**Exercise goal:**
Repeat the lines below exactly as written, please, from the line with "Generate a web" to the line with "0.16, 0.18, 0.20];", both lines included, and no others.

--- Records supplied ---

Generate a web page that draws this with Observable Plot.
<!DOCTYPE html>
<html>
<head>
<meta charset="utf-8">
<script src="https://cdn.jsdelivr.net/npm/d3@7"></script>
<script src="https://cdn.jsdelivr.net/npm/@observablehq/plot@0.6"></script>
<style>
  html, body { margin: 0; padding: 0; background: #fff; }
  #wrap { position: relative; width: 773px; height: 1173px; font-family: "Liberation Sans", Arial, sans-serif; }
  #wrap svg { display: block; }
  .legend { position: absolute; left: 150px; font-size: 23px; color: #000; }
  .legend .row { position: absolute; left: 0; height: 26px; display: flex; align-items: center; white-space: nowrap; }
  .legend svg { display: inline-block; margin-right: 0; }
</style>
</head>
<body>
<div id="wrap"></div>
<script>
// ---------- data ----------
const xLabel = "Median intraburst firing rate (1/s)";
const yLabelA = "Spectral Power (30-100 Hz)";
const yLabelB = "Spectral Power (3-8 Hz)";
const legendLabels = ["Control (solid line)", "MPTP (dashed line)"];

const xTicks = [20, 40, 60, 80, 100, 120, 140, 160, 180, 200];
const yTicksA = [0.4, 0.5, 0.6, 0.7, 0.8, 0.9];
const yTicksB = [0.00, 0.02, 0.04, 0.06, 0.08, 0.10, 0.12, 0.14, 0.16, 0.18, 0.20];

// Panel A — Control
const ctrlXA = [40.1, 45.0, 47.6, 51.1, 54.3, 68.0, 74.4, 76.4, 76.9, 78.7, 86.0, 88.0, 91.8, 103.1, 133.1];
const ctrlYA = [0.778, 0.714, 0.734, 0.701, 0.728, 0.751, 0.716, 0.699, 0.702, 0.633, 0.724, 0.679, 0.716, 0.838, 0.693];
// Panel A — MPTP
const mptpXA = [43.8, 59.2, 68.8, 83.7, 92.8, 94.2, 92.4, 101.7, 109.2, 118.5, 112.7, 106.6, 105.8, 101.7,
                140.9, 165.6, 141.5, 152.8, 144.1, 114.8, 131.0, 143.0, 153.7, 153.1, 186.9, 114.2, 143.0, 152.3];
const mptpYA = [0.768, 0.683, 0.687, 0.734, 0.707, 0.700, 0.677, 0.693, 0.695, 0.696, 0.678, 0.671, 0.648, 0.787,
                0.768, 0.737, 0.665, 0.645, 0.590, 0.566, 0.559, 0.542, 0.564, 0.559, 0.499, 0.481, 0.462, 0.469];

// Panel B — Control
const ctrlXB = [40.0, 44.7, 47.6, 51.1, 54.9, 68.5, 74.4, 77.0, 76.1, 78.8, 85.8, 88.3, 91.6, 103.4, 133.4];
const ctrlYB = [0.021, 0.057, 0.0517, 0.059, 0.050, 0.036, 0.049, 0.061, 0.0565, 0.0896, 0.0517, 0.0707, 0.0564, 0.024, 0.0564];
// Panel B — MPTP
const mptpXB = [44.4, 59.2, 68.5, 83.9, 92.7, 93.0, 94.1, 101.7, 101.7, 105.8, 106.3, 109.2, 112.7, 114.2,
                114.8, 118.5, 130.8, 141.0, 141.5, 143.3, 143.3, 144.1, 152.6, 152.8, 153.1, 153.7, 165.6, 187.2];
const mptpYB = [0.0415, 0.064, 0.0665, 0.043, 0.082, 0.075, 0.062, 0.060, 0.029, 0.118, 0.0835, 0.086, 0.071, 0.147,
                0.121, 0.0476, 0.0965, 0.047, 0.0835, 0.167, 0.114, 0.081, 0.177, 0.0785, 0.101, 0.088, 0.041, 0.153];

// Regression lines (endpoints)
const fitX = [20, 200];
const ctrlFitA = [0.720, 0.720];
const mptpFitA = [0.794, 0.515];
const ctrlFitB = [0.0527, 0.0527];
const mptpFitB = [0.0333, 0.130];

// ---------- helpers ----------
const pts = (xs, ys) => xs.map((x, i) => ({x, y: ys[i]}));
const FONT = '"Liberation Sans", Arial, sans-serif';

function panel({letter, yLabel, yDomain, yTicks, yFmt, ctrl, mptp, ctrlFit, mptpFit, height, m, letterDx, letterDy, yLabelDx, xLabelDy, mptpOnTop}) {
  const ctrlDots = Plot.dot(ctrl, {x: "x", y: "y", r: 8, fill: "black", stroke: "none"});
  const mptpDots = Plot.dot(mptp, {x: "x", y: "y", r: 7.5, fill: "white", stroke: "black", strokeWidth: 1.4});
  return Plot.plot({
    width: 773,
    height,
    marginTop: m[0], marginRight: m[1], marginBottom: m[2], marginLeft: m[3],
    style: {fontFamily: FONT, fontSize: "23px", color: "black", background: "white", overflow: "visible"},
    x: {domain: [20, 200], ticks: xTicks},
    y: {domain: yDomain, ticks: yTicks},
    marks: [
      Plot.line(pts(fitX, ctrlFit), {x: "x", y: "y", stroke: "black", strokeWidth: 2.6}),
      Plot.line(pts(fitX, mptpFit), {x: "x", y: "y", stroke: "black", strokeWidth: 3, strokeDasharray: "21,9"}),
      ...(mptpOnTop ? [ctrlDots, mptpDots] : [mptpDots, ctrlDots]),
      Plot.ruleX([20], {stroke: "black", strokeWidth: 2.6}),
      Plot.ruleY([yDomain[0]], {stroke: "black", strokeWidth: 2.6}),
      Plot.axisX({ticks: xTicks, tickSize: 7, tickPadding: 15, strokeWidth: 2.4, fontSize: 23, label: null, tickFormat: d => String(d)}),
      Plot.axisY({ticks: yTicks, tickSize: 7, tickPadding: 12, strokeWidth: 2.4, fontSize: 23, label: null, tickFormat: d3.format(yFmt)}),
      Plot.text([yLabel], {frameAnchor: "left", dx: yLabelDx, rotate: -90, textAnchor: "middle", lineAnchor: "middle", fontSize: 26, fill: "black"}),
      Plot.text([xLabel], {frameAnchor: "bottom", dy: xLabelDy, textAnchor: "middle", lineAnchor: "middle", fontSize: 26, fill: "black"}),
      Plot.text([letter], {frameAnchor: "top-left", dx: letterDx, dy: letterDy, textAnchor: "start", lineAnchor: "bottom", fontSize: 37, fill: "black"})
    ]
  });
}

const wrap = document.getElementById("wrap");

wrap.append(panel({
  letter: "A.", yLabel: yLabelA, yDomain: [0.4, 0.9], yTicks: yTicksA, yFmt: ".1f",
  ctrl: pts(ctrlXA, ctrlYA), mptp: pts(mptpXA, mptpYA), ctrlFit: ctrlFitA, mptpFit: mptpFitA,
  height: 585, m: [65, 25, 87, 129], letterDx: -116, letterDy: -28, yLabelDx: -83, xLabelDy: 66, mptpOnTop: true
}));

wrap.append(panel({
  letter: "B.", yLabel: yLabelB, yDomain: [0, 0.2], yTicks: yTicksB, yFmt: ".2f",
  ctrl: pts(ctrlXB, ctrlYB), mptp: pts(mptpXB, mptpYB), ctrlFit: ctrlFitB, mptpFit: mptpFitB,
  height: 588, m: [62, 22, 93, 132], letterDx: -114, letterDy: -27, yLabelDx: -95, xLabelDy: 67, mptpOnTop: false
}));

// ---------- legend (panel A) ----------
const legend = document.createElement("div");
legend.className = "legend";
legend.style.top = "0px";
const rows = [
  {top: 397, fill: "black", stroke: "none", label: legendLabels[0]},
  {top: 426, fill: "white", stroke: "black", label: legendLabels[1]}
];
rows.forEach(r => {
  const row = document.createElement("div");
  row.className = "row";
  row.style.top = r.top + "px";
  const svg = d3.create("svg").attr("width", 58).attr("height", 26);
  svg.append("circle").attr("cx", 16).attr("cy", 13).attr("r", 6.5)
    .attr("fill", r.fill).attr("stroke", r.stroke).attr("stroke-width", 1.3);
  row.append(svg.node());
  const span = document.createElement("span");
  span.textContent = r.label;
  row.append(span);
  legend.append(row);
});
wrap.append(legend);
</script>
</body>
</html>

---
--- Records supplied ---

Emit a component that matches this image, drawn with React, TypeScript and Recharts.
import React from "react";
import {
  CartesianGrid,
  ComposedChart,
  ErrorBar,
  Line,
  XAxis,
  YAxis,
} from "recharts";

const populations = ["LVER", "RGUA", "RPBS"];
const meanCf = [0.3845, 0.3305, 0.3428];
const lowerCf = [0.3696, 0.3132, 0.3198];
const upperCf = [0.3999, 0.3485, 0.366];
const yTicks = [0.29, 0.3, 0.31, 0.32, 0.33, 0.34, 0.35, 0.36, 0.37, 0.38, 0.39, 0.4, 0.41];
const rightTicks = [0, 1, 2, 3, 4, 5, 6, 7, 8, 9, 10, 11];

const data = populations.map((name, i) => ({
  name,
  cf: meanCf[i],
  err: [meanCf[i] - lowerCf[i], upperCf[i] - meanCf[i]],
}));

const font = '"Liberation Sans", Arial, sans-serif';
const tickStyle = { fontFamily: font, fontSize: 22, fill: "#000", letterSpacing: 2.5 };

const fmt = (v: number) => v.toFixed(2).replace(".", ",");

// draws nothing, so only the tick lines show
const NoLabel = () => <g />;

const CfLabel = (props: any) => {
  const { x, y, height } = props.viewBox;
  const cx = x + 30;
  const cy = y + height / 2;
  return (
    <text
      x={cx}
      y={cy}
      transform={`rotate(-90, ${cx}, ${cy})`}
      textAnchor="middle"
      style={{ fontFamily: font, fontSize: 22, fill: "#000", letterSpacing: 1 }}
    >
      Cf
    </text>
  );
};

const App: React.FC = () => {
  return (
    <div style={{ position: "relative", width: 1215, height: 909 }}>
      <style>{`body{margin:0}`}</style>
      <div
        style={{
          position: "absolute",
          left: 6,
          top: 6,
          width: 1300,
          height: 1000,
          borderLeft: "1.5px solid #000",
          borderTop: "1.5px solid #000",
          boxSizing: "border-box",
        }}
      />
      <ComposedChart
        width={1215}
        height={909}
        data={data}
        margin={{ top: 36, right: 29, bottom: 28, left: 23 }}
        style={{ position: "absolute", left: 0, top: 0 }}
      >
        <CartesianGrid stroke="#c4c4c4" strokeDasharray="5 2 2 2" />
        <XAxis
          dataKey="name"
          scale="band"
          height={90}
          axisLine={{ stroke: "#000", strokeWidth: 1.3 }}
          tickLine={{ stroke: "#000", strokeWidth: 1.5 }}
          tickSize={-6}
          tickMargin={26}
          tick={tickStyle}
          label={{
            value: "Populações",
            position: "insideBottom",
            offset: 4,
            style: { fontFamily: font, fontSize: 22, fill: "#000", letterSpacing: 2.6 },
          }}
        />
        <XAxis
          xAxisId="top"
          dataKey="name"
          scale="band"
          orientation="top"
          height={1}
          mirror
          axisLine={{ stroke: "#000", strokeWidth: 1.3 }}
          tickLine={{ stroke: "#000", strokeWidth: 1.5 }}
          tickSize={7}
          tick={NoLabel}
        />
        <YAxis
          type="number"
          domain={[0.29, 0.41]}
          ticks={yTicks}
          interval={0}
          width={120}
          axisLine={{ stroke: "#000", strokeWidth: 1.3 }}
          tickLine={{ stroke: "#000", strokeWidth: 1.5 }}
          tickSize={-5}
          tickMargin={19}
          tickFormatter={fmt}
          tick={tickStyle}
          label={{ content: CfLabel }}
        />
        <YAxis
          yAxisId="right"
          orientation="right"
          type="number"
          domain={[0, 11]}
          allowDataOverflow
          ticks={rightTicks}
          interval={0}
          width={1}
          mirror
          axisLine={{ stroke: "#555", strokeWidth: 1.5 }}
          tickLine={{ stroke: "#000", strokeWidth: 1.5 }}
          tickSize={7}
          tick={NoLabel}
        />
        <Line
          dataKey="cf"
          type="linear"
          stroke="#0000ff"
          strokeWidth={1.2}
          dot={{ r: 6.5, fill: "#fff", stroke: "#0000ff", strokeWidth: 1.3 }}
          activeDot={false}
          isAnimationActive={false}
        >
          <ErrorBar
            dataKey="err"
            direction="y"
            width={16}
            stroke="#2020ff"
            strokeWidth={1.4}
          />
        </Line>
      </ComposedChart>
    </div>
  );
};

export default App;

---

**Correct answer:**
Generate a web page that draws this with Observable Plot.
<!DOCTYPE html>
<html>
<head>
<meta charset="utf-8">
<script src="https://cdn.jsdelivr.net/npm/d3@7"></script>
<script src="https://cdn.jsdelivr.net/npm/@observablehq/plot@0.6"></script>
<style>
  html, body { margin: 0; padding: 0; background: #fff; }
  #wrap { position: relative; width: 773px; height: 1173px; font-family: "Liberation Sans", Arial, sans-serif; }
  #wrap svg { display: block; }
  .legend { position: absolute; left: 150px; font-size: 23px; color: #000; }
  .legend .row { position: absolute; left: 0; height: 26px; display: flex; align-items: center; white-space: nowrap; }
  .legend svg { display: inline-block; margin-right: 0; }
</style>
</head>
<body>
<div id="wrap"></div>
<script>
// ---------- data ----------
const xLabel = "Median intraburst firing rate (1/s)";
const yLabelA = "Spectral Power (30-100 Hz)";
const yLabelB = "Spectral Power (3-8 Hz)";
const legendLabels = ["Control (solid line)", "MPTP (dashed line)"];

const xTicks = [20, 40, 60, 80, 100, 120, 140, 160, 180, 200];
const yTicksA = [0.4, 0.5, 0.6, 0.7, 0.8, 0.9];
const yTicksB = [0.00, 0.02, 0.04, 0.06, 0.08, 0.10, 0.12, 0.14, 0.16, 0.18, 0.20];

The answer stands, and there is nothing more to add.